◆ Short problem: Retype every line from the start of the entries below down to the line with "const fmt = (v: number)", both ends included; skip the pictures.

◆ Plotting code records:
○ ○ ○
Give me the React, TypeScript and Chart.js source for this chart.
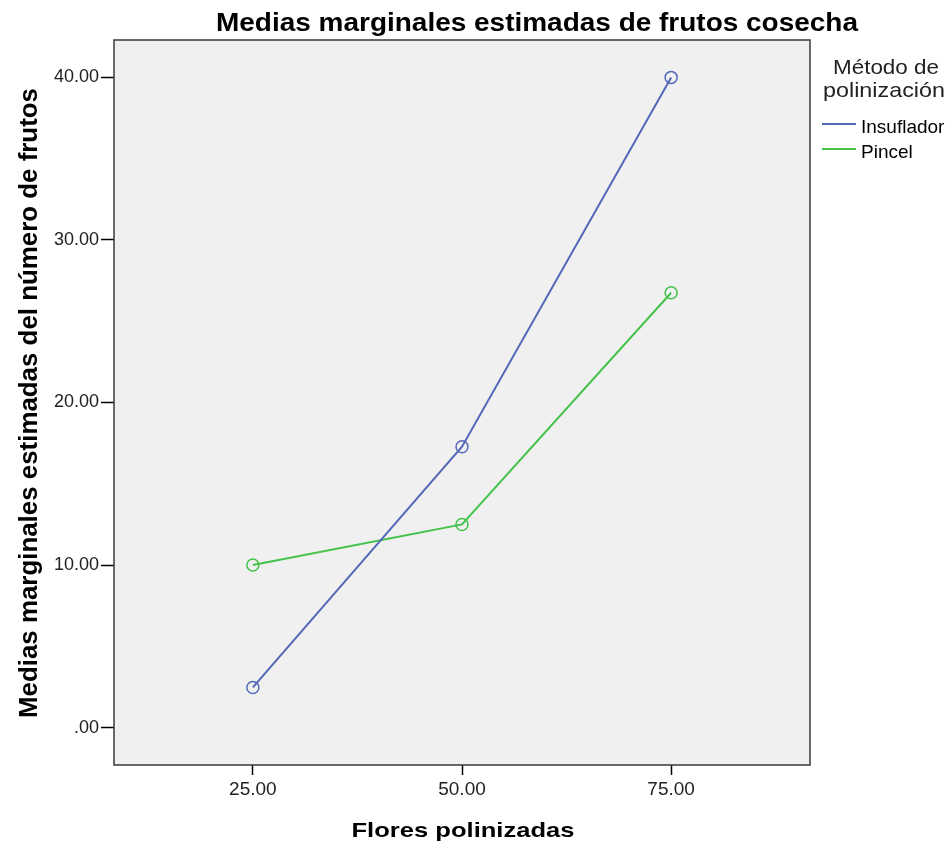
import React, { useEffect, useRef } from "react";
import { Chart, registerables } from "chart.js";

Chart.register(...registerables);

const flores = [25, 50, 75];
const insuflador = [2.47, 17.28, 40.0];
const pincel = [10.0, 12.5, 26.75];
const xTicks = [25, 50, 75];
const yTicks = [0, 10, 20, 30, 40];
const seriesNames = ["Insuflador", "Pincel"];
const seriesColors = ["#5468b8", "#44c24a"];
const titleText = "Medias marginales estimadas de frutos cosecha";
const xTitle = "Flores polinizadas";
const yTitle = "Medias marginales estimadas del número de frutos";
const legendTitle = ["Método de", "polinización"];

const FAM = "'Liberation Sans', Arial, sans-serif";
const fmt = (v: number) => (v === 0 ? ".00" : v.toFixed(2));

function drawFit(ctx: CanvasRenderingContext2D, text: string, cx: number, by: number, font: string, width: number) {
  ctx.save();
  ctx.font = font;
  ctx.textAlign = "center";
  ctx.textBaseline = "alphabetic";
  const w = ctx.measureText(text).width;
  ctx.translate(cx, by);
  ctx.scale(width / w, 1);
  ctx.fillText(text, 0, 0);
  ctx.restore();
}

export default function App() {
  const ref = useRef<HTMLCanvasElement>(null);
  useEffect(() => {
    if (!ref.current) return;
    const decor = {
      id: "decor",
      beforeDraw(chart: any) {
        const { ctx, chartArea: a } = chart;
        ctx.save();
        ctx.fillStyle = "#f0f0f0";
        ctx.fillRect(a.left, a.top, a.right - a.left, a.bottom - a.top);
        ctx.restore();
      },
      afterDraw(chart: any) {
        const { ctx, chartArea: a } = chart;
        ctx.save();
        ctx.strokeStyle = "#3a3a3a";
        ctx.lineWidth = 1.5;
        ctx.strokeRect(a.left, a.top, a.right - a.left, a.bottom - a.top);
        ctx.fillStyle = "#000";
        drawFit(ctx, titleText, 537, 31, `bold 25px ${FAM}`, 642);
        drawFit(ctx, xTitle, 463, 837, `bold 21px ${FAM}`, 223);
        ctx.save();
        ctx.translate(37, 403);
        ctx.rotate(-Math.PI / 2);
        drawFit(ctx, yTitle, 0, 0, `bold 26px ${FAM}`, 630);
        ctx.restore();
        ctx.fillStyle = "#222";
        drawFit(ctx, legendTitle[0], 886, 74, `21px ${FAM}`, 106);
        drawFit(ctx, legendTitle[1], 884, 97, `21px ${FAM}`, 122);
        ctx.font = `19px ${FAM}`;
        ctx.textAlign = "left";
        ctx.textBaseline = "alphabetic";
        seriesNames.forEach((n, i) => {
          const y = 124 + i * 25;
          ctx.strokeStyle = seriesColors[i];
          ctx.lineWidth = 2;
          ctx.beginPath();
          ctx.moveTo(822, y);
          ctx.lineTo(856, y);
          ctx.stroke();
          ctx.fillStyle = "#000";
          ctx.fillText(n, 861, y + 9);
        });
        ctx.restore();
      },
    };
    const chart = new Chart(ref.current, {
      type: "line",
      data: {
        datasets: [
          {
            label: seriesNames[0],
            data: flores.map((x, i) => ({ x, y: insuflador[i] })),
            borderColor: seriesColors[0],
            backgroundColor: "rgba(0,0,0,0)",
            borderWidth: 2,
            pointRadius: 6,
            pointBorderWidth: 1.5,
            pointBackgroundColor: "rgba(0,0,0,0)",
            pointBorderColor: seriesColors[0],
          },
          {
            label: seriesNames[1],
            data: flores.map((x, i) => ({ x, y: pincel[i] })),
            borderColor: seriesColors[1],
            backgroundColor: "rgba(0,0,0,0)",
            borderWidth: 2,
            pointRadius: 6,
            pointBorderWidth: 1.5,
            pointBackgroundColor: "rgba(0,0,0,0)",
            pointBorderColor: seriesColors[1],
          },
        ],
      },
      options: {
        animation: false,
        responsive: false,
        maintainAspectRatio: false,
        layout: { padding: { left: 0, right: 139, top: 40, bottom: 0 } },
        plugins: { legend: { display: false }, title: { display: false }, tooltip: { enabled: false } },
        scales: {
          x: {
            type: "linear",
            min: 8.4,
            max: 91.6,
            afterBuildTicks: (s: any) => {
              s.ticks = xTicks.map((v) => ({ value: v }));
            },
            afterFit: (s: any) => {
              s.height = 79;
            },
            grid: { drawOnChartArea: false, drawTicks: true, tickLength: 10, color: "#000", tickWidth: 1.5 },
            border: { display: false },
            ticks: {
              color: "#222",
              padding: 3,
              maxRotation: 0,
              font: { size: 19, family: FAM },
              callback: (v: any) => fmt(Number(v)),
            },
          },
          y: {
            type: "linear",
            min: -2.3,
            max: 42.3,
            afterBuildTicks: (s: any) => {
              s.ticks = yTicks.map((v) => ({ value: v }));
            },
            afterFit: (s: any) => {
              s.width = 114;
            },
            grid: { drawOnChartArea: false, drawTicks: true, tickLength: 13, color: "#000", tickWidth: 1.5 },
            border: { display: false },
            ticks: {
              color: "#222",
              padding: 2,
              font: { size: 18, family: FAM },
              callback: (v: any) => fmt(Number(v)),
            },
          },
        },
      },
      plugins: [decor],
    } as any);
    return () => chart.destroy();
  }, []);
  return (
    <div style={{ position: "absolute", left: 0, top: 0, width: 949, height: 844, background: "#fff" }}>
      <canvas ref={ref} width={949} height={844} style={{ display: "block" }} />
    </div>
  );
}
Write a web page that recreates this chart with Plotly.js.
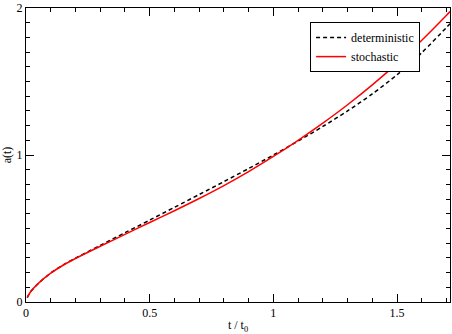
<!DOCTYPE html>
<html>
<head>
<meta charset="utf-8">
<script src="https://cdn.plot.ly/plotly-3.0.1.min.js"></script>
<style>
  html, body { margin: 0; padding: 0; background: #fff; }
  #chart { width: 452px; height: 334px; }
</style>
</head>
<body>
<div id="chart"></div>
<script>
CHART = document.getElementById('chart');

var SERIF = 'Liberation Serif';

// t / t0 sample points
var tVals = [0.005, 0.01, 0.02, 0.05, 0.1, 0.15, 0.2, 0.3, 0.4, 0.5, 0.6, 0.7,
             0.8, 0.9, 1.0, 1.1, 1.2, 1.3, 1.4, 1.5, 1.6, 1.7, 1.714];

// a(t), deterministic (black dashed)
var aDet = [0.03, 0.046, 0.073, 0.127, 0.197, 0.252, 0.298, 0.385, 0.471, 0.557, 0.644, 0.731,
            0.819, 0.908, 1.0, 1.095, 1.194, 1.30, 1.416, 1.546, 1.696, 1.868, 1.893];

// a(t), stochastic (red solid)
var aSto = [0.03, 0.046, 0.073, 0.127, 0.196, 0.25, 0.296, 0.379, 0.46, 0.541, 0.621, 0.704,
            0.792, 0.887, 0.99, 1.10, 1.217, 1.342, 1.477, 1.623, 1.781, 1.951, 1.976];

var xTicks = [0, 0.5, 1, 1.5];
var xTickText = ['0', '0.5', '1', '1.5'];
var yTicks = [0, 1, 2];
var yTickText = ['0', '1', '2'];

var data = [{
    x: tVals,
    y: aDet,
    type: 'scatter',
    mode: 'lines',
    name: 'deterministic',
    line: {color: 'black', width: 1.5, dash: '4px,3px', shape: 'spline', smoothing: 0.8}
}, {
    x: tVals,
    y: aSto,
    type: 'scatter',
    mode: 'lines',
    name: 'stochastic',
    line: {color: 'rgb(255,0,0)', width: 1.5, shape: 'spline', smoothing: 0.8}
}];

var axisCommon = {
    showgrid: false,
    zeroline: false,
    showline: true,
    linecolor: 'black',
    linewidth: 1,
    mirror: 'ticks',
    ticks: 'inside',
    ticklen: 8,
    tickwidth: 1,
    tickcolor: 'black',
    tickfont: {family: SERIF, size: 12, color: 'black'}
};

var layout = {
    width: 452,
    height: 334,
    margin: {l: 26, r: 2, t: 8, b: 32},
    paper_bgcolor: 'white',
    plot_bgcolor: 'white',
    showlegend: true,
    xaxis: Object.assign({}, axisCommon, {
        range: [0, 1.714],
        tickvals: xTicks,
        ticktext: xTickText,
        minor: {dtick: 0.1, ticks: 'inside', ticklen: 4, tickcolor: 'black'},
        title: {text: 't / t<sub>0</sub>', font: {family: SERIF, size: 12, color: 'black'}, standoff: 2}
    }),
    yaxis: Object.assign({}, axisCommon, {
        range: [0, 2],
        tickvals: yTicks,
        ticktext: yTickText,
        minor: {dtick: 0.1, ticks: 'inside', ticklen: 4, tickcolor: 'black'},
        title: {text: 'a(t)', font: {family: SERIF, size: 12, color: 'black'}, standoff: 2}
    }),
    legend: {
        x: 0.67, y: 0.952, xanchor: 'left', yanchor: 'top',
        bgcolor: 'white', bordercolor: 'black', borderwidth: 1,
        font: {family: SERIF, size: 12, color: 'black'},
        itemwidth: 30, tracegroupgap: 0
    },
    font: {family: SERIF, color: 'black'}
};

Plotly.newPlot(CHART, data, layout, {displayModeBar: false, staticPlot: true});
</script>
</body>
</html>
○ ○ ○
◆ Result of the exercise:
Give me the React, TypeScript and Chart.js source for this chart.
import React, { useEffect, useRef } from "react";
import { Chart, registerables } from "chart.js";

Chart.register(...registerables);

const flores = [25, 50, 75];
const insuflador = [2.47, 17.28, 40.0];
const pincel = [10.0, 12.5, 26.75];
const xTicks = [25, 50, 75];
const yTicks = [0, 10, 20, 30, 40];
const seriesNames = ["Insuflador", "Pincel"];
const seriesColors = ["#5468b8", "#44c24a"];
const titleText = "Medias marginales estimadas de frutos cosecha";
const xTitle = "Flores polinizadas";
const yTitle = "Medias marginales estimadas del número de frutos";
const legendTitle = ["Método de", "polinización"];

const FAM = "'Liberation Sans', Arial, sans-serif";
const fmt = (v: number) => (v === 0 ? ".00" : v.toFixed(2));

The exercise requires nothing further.